Dans un monde pollué par la désinformation et influencé par les algorithmes des réseaux sociaux, ces médias hors de contrôle qui polarisent les opinions, les démocraties se fissurent. Comment résister ? Thomas Huchon, journaliste et spécialiste du fact-checking, démonte depuis des années les infox et les théories complotistes.
Un entretien publié par l’hebdomadaire Paris Match Belgique le 9 octobre 2025 et repris par le site Paris Match Belgique le 12 octobre 2025.
Paris Match. Vous déconstruisez les discours complotistes et les fake news depuis plus de dix ans. Alors que notre époque est saturée de contre-vérités, voire de vérités « alternatives » qui tournent le dos aux faits et déforment le réel, ne vous arrive-t-il pas de vous sentir comme Sisyphe, fatigué de recommencer sans fin le même combat ?

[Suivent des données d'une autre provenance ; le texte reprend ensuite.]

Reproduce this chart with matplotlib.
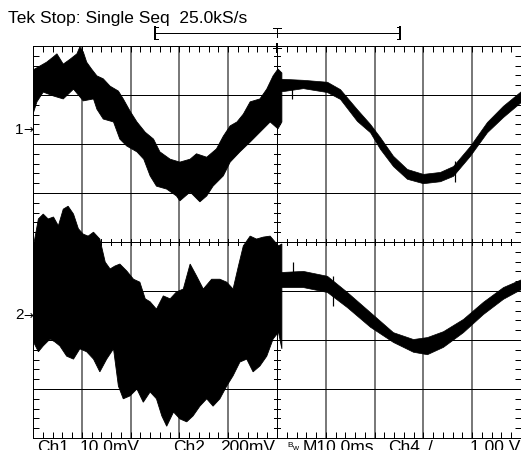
import matplotlib
matplotlib.use("Agg")
import matplotlib.pyplot as plt
import numpy as np
from matplotlib.lines import Line2D

# ---------------- data (time in ms, amplitude in screen divisions) ----------------
# Channel 1, noisy part (left half): upper and lower envelope
ch1_top_t = [-50.0, -48.6, -47.2, -45.8, -45.1, -43.8, -42.4, -41.0, -40.4, -39.7, -39.0,
             -38.0, -36.9, -35.6, -34.2, -32.5, -31.5, -30.1, -28.7, -27.0, -25.3, -24.0,
             -21.9, -19.9, -17.8, -16.5, -14.4, -12.4, -11.0, -9.6, -8.2, -6.9, -5.5,
             -3.5, -2.1, -0.8, 0.2, 1.0]
ch1_top_v = [3.51, 3.59, 3.67, 3.78, 3.84, 3.63, 3.73, 3.84, 3.98, 3.88, 3.67,
             3.53, 3.39, 3.33, 3.18, 3.08, 2.92, 2.67, 2.45, 2.24, 2.10, 1.84,
             1.69, 1.63, 1.69, 1.80, 1.73, 1.90, 2.16, 2.37, 2.45, 2.61, 2.86,
             2.92, 3.12, 3.39, 3.53, 3.45]
ch1_bot_t = [-50.0, -49.2, -47.9, -45.8, -43.8, -41.7, -39.7, -37.6, -36.9, -35.6, -33.5,
             -32.2, -30.8, -28.7, -27.3, -26.0, -24.7, -22.6, -20.6, -19.9, -17.8, -15.8,
             -14.4, -13.1, -11.0, -9.6, -7.6, -5.5, -3.5, -1.4, 0.2, 1.0]
ch1_bot_v = [2.61, 2.86, 3.06, 2.98, 2.92, 3.12, 2.88, 2.92, 2.71, 2.51, 2.45,
             2.10, 1.96, 1.84, 1.69, 1.35, 1.14, 1.08, 0.94, 0.84, 1.02, 0.82,
             0.94, 1.14, 1.35, 1.63, 1.84, 2.04, 2.24, 2.45, 2.31, 2.45]
# Channel 1, clean part (right half): band
ch1_clean_t = [0.6, 1.23, 5.33, 10.25, 12.91, 16.39, 19.06, 21.11, 23.77, 26.64, 29.92,
               33.40, 36.07, 39.55, 43.03, 46.31, 50.0]
ch1_clean_hi = [3.33, 3.33, 3.31, 3.27, 3.12, 2.71, 2.41, 2.14, 1.76, 1.49, 1.39,
                1.43, 1.55, 1.96, 2.45, 2.78, 3.08]
ch1_clean_lo = [3.08, 3.08, 3.14, 3.06, 2.92, 2.47, 2.24, 1.90, 1.55, 1.29, 1.20,
                1.24, 1.35, 1.76, 2.24, 2.55, 2.86]
ch1_spike_t = [3.1, 36.5]
ch1_spike_hi = [3.18, 1.65]
ch1_spike_lo = [2.92, 1.22]

# Channel 2, noisy part (left half): upper and lower envelope
ch2_top_t = [-49.9, -48.9, -47.9, -46.9, -45.8, -44.8, -43.8, -42.8, -41.7, -40.7, -39.7,
             -38.7, -37.6, -36.3, -35.2, -34.2, -33.2, -32.2, -30.8, -29.4, -28.1, -27.0,
             -26.0, -24.7, -23.3, -21.9, -20.6, -19.2, -17.8, -16.5, -15.1, -13.4, -11.7,
             -10.3, -9.0, -7.9, -6.9, -5.5, -4.2, -2.8, -1.4, 0.3, 1.0]
ch2_top_v = [-0.08, 0.47, 0.57, 0.47, 0.51, 0.33, 0.67, 0.73, 0.57, 0.27, 0.16,
             0.12, 0.20, 0.06, -0.41, -0.55, -0.49, -0.45, -0.59, -0.76, -0.82, -1.16,
             -1.22, -1.37, -1.10, -1.16, -1.02, -0.96, -0.45, -0.69, -0.96, -0.76, -0.76,
             -0.82, -0.96, -0.49, -0.08, 0.12, 0.06, 0.10, 0.12, -0.08, -0.04]
ch2_bot_t = [-49.9, -48.9, -47.9, -46.5, -45.5, -44.5, -43.1, -41.7, -40.4, -39.0, -37.6,
             -36.3, -34.9, -33.5, -32.5, -31.5, -30.1, -28.7, -27.4, -26.0, -24.7, -23.6,
             -22.6, -21.2, -19.9, -18.5, -17.2, -15.8, -14.4, -13.1, -11.7, -10.3, -9.0,
             -7.6, -6.2, -4.9, -3.5, -2.1, -0.8, 0.3, 1.0]
ch2_bot_v = [-2.04, -2.24, -2.12, -1.98, -2.04, -2.12, -2.33, -2.39, -2.18, -2.24, -2.39,
             -2.65, -2.39, -2.18, -2.94, -3.20, -3.14, -3.00, -3.27, -3.06, -3.20, -3.55,
             -3.76, -3.47, -3.61, -3.67, -3.55, -3.35, -3.20, -3.35, -3.20, -2.94, -2.73,
             -2.45, -2.39, -2.65, -2.53, -2.33, -1.98, -1.84, -2.18]
# Channel 2, clean part (right half): band
ch2_clean_t = [0.6, 1.23, 5.33, 10.25, 14.34, 19.06, 23.77, 27.87, 30.74, 34.02, 38.11,
               42.21, 46.31, 50.0]
ch2_clean_hi = [-0.61, -0.61, -0.59, -0.69, -1.02, -1.43, -1.84, -1.98, -1.94, -1.82, -1.57,
                -1.22, -0.92, -0.76]
ch2_clean_lo = [-0.92, -0.92, -0.92, -1.02, -1.33, -1.73, -2.04, -2.24, -2.29, -2.14, -1.84,
                -1.47, -1.16, -0.96]
ch2_spike_t = [3.3, 11.5]
ch2_spike_hi = [-0.41, -0.69]
ch2_spike_lo = [-0.80, -1.31]

ch_marker_level = [2.29, -1.49]
ch_marker_label = ["1", "2"]

bottom_labels = ["Ch1", "10.0mV", "Ch2", "200mV", "M10.0ms", "Ch4", "/", "1.00 V"]
bottom_label_px = [37, 80, 173, 220, 303, 388, 428, 470]
title_text = "Tek Stop: Single Seq  25.0kS/s"

# ---------------- figure ----------------
W, H = 521, 450
fig = plt.figure(figsize=(W / 100, H / 100), dpi=100)
fig.patch.set_facecolor("white")
L, R, T, B = 33, 521, 46, 438
ax = fig.add_axes([L / W, (H - B) / H, (R - L) / W, (B - T) / H])
ax.set_xlim(-50, 50)
ax.set_ylim(-4, 4)
ax.set_facecolor("white")

px = 0.72  # one pixel in points
for s in ax.spines.values():
    s.set_linewidth(px)
    s.set_color("black")

# graticule
for xv in np.arange(-40, 41, 10):
    if xv == 0:
        ax.axvline(xv, color="black", lw=px, zorder=1, antialiased=False)
    else:
        ax.axvline(xv, color="#7a7a7a", lw=1.5 * px, zorder=1, antialiased=False)
for yv in np.arange(-3, 4, 1):
    ax.axhline(yv, color="black", lw=px, zorder=1, antialiased=False)

ax.set_xticks(np.arange(-50, 50.01, 2))
ax.set_yticks(np.arange(-4, 4.01, 0.2))
ax.tick_params(direction="in", length=4, width=px, top=True, right=True,
               labelbottom=False, labelleft=False, color="black")
for xv in np.arange(-48, 50, 2):
    ax.plot([xv, xv], [-0.065, 0.065], color="black", lw=px, zorder=1, antialiased=False)
for yv in np.arange(-3.8, 4, 0.2):
    ax.plot([-0.6, 0.6], [yv, yv], color="black", lw=px, zorder=1, antialiased=False)


def noisy(ax, tt, tv, bt, bv):
    xs = list(tt) + list(bt)[::-1]
    ys = list(tv) + list(bv)[::-1]
    ax.fill(xs, ys, facecolor="black", edgecolor="black", lw=0.6, zorder=3)


# traces
noisy(ax, ch1_top_t, ch1_top_v, ch1_bot_t, ch1_bot_v)
ax.fill_between(ch1_clean_t, ch1_clean_lo, ch1_clean_hi, color="black", lw=0.5, zorder=3)
ax.vlines(ch1_spike_t, ch1_spike_lo, ch1_spike_hi, color="black", lw=1.2 * px, zorder=3)
noisy(ax, ch2_top_t, ch2_top_v, ch2_bot_t, ch2_bot_v)
ax.fill_between(ch2_clean_t, ch2_clean_lo, ch2_clean_hi, color="black", lw=0.5, zorder=3)
ax.vlines(ch2_spike_t, ch2_spike_lo, ch2_spike_hi, color="black", lw=1.2 * px, zorder=3)

# channel markers
for lvl, lab in zip(ch_marker_level, ch_marker_label):
    ax.annotate(lab, xy=(0, lvl), xycoords=("axes fraction", "data"),
                xytext=(-18, 0), textcoords="offset pixels",
                ha="left", va="center", fontsize=11, family="Liberation Sans",
                annotation_clip=False)
    ax.annotate("\u2192", xy=(0, lvl), xycoords=("axes fraction", "data"),
                xytext=(-10, 0), textcoords="offset pixels",
                ha="left", va="center", fontsize=8.5, family="DejaVu Sans",
                annotation_clip=False)

# header text and trigger bracket
fig.text(8 / W, 1 - 23 / H, title_text, ha="left", va="baseline",
         fontsize=12.5, family="Liberation Sans")
yb = 1 - 33 / H
fig.add_artist(Line2D([155 / W, 400 / W], [yb, yb], color="black", lw=px, transform=fig.transFigure))
for xe, d in [(155, 1), (400, -1)]:
    fig.add_artist(Line2D([xe / W, xe / W], [1 - 27 / H, 1 - 39 / H], color="black", lw=2 * px,
                          transform=fig.transFigure))
    fig.add_artist(Line2D([xe / W, (xe + 3 * d) / W], [1 - 27 / H, 1 - 27 / H], color="black", lw=px,
                          transform=fig.transFigure))
    fig.add_artist(Line2D([xe / W, (xe + 3 * d) / W], [1 - 39 / H, 1 - 39 / H], color="black", lw=px,
                          transform=fig.transFigure))
fig.add_artist(Line2D([273 / W, 281 / W], [1 - 28 / H, 1 - 28 / H], color="black", lw=px,
                      transform=fig.transFigure))
fig.add_artist(Line2D([277 / W, 277 / W], [1 - 28 / H, 1 - 37 / H], color="black", lw=px,
                      transform=fig.transFigure))
fig.add_artist(Line2D([277 / W, 277 / W], [1 - 44 / H, 1 - 52 / H], color="black", lw=2 * px,
                      transform=fig.transFigure))
fig.add_artist(Line2D([273 / W, 281 / W], [1 - 48 / H, 1 - 48 / H], color="black", lw=px,
                      transform=fig.transFigure))

# bottom readout (cut off at the lower edge, as on the instrument screenshot)
for lab, xp in zip(bottom_labels, bottom_label_px):
    fig.text(xp / W, -2 / H, lab, ha="left", va="baseline", fontsize=12.5,
             family="Liberation Sans")
fig.text(287 / W, 3 / H, "B", ha="left", va="baseline", fontsize=6, family="Liberation Sans")
fig.text(292 / W, 0 / H, "w", ha="left", va="baseline", fontsize=6, family="Liberation Sans")

fig.savefig("out.png", dpi=100)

Thomas Huchon. Oui, le fact-checking est un combat épuisant. Sans cesse, il faut remettre l’ouvrage sur le métier. On a parfois le sentiment d’essayer de vider la mer avec une petite cuillère. À force, une forme de lassitude pourrait s’installer, un découragement. Chaque jour, nous perdons un peu plus de terrain sur le champ de bataille numérique. Des sondages révèlent qu’environ 20 % de Français adhèrent aujourd’hui à une des nombreuses théories du complot qui circulent sur le web. La plus populaire, ces derniers mois, a été l’immonde fake news niant que Brigitte Macron soit une femme. Et la situation risque d’empirer : dans son rapport de 2024 relatif aux menaces qui pèsent sur le monde, l’OCDE place en premier lieu les fausses informations générées par l’intelligence artificielle. L’OMS parle même d’une « infodémie », une pandémie de fake news. Pourtant, il ne faut pas céder au fatalisme. Maintenir la vigilance est affaire de dignité pour tout un chacun. Surtout, c’est une exigence démocratique, voire un enjeu civilisationnel.